## Exercise details
In the records below, begin at the line that has "Output the Python" and stop after the line that has "1.45e-9, 7.4e-10, 4.25e-10, 2.8e-10, 1.25e-10, 1.0e-10]"; quote those lines verbatim and nothing more.

═════ The input

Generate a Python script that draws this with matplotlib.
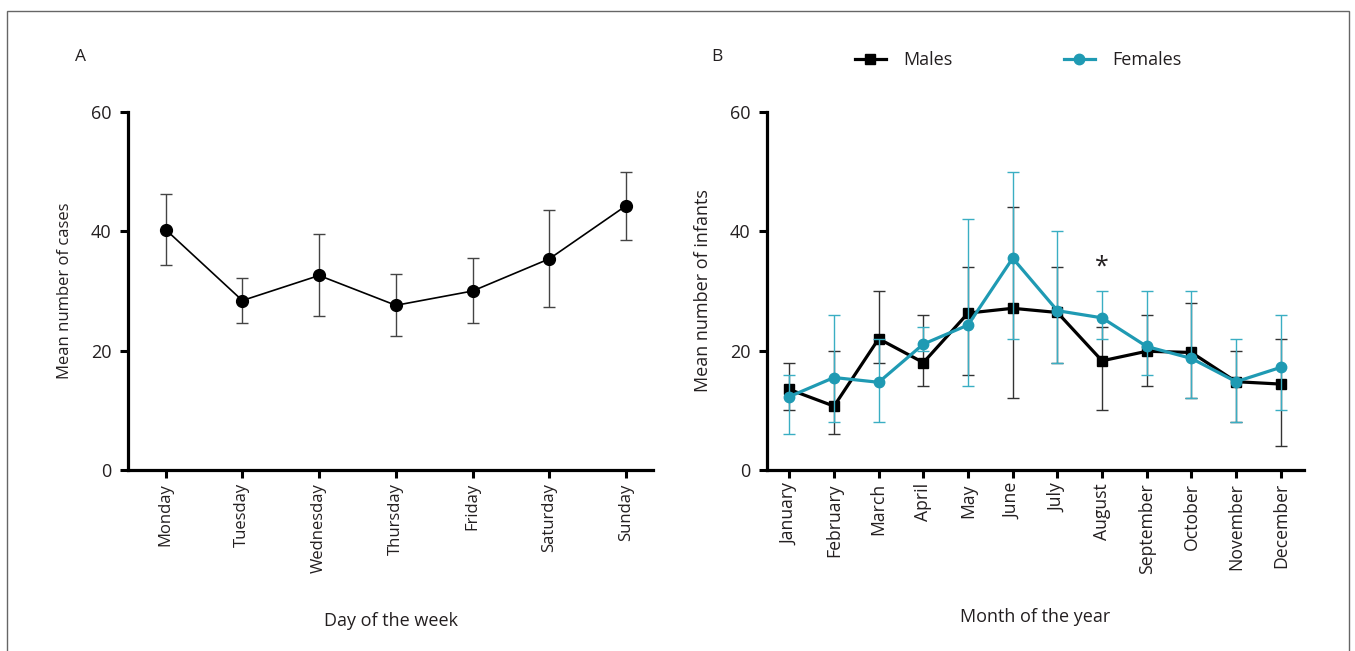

══════════
═════ The input

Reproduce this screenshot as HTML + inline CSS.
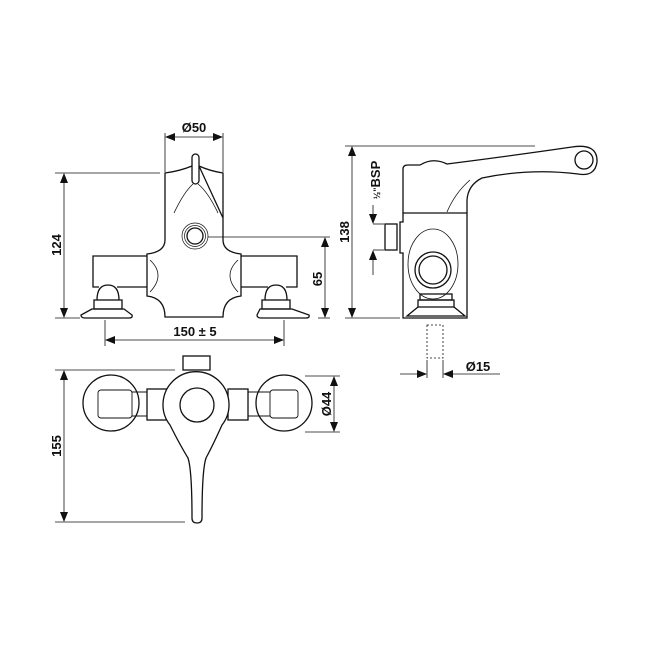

══════════
═════ The input

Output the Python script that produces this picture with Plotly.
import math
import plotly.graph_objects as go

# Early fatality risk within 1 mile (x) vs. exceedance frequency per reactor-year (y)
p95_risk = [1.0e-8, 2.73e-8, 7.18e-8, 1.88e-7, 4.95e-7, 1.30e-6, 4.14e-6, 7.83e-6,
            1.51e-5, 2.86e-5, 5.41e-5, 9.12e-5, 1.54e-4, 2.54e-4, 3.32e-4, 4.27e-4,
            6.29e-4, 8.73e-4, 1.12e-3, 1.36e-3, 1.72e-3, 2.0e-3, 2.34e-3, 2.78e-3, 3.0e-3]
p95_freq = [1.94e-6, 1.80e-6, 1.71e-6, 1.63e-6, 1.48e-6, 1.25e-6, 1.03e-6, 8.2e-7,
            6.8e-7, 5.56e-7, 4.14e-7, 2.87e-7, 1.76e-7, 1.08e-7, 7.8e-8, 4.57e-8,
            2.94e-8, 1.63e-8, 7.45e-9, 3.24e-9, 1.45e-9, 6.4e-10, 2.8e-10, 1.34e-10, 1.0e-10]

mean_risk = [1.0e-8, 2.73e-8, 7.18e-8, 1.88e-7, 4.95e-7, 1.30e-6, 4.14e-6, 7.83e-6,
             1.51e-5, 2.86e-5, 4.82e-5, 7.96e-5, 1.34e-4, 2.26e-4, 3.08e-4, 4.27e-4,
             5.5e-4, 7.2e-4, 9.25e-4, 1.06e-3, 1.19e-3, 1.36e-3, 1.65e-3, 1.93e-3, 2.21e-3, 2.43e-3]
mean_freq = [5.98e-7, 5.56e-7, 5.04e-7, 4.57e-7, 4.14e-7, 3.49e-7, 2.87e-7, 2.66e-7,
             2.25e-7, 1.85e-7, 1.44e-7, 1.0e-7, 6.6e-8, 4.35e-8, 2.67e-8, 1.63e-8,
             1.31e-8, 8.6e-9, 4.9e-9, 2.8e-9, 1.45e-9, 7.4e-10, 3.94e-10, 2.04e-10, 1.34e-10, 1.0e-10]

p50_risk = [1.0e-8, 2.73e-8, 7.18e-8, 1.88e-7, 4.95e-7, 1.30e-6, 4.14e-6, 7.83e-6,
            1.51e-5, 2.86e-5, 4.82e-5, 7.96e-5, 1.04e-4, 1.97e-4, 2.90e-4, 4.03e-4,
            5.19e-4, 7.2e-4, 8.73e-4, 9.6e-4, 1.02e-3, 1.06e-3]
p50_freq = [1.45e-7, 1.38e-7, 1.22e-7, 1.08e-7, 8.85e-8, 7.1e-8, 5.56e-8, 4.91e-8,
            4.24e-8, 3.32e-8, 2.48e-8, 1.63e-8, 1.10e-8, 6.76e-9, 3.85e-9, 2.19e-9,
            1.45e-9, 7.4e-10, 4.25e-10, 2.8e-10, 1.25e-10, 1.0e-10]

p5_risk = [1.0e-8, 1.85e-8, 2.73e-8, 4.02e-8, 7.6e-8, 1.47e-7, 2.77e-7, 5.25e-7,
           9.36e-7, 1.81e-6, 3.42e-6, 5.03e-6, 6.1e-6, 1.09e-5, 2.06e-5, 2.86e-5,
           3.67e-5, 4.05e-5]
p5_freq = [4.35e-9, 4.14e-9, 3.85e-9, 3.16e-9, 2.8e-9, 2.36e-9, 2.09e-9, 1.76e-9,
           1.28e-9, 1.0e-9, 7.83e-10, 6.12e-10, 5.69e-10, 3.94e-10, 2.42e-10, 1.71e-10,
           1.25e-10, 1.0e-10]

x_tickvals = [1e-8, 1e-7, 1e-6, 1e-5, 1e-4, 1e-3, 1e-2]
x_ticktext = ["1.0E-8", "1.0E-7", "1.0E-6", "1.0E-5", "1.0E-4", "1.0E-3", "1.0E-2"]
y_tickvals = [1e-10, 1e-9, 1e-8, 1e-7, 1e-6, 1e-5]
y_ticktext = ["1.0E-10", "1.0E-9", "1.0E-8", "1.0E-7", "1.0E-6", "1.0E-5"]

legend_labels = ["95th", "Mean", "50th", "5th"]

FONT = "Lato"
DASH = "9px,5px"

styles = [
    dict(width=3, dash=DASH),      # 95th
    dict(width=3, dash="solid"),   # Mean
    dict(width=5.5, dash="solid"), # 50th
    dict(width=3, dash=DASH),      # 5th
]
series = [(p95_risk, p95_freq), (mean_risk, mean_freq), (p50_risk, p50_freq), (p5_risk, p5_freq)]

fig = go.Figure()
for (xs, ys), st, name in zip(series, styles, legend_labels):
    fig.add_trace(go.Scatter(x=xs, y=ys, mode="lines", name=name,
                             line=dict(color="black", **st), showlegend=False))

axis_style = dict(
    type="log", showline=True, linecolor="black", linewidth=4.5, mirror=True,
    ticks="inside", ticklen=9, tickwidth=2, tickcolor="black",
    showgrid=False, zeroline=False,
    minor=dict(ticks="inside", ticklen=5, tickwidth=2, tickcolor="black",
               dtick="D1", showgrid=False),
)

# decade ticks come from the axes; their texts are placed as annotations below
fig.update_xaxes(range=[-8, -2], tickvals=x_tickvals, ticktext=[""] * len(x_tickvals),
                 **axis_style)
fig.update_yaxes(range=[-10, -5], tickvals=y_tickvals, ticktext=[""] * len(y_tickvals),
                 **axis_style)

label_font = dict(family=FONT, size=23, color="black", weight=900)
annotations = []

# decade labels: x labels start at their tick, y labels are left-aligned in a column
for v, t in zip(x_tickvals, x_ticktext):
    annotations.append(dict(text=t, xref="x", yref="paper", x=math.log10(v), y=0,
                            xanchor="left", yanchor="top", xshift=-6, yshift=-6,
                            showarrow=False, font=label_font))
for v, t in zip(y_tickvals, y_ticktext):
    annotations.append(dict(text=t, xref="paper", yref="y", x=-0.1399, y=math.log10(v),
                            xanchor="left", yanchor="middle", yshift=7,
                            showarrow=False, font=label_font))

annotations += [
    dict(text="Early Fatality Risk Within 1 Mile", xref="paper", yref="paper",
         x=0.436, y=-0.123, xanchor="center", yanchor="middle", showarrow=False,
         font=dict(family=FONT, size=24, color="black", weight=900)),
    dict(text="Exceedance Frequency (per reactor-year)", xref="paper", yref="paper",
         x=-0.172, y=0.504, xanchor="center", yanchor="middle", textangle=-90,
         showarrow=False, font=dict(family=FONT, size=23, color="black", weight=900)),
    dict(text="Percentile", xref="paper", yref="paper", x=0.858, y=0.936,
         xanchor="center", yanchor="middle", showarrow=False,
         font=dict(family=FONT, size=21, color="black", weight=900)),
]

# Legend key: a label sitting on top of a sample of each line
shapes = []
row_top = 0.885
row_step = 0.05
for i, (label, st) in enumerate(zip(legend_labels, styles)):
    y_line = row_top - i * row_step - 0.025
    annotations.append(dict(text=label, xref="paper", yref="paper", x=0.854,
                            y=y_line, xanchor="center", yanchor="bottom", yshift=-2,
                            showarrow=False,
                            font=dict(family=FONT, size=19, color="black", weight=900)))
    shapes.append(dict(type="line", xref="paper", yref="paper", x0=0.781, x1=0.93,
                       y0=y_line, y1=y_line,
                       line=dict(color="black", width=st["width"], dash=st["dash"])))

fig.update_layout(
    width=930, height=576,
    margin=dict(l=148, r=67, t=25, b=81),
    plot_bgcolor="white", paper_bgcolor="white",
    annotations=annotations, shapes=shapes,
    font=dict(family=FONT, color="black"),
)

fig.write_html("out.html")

══════════

## Answer
Output the Python script that produces this picture with Plotly.
import math
import plotly.graph_objects as go

# Early fatality risk within 1 mile (x) vs. exceedance frequency per reactor-year (y)
p95_risk = [1.0e-8, 2.73e-8, 7.18e-8, 1.88e-7, 4.95e-7, 1.30e-6, 4.14e-6, 7.83e-6,
            1.51e-5, 2.86e-5, 5.41e-5, 9.12e-5, 1.54e-4, 2.54e-4, 3.32e-4, 4.27e-4,
            6.29e-4, 8.73e-4, 1.12e-3, 1.36e-3, 1.72e-3, 2.0e-3, 2.34e-3, 2.78e-3, 3.0e-3]
p95_freq = [1.94e-6, 1.80e-6, 1.71e-6, 1.63e-6, 1.48e-6, 1.25e-6, 1.03e-6, 8.2e-7,
            6.8e-7, 5.56e-7, 4.14e-7, 2.87e-7, 1.76e-7, 1.08e-7, 7.8e-8, 4.57e-8,
            2.94e-8, 1.63e-8, 7.45e-9, 3.24e-9, 1.45e-9, 6.4e-10, 2.8e-10, 1.34e-10, 1.0e-10]

mean_risk = [1.0e-8, 2.73e-8, 7.18e-8, 1.88e-7, 4.95e-7, 1.30e-6, 4.14e-6, 7.83e-6,
             1.51e-5, 2.86e-5, 4.82e-5, 7.96e-5, 1.34e-4, 2.26e-4, 3.08e-4, 4.27e-4,
             5.5e-4, 7.2e-4, 9.25e-4, 1.06e-3, 1.19e-3, 1.36e-3, 1.65e-3, 1.93e-3, 2.21e-3, 2.43e-3]
mean_freq = [5.98e-7, 5.56e-7, 5.04e-7, 4.57e-7, 4.14e-7, 3.49e-7, 2.87e-7, 2.66e-7,
             2.25e-7, 1.85e-7, 1.44e-7, 1.0e-7, 6.6e-8, 4.35e-8, 2.67e-8, 1.63e-8,
             1.31e-8, 8.6e-9, 4.9e-9, 2.8e-9, 1.45e-9, 7.4e-10, 3.94e-10, 2.04e-10, 1.34e-10, 1.0e-10]

p50_risk = [1.0e-8, 2.73e-8, 7.18e-8, 1.88e-7, 4.95e-7, 1.30e-6, 4.14e-6, 7.83e-6,
            1.51e-5, 2.86e-5, 4.82e-5, 7.96e-5, 1.04e-4, 1.97e-4, 2.90e-4, 4.03e-4,
            5.19e-4, 7.2e-4, 8.73e-4, 9.6e-4, 1.02e-3, 1.06e-3]
p50_freq = [1.45e-7, 1.38e-7, 1.22e-7, 1.08e-7, 8.85e-8, 7.1e-8, 5.56e-8, 4.91e-8,
            4.24e-8, 3.32e-8, 2.48e-8, 1.63e-8, 1.10e-8, 6.76e-9, 3.85e-9, 2.19e-9,
            1.45e-9, 7.4e-10, 4.25e-10, 2.8e-10, 1.25e-10, 1.0e-10]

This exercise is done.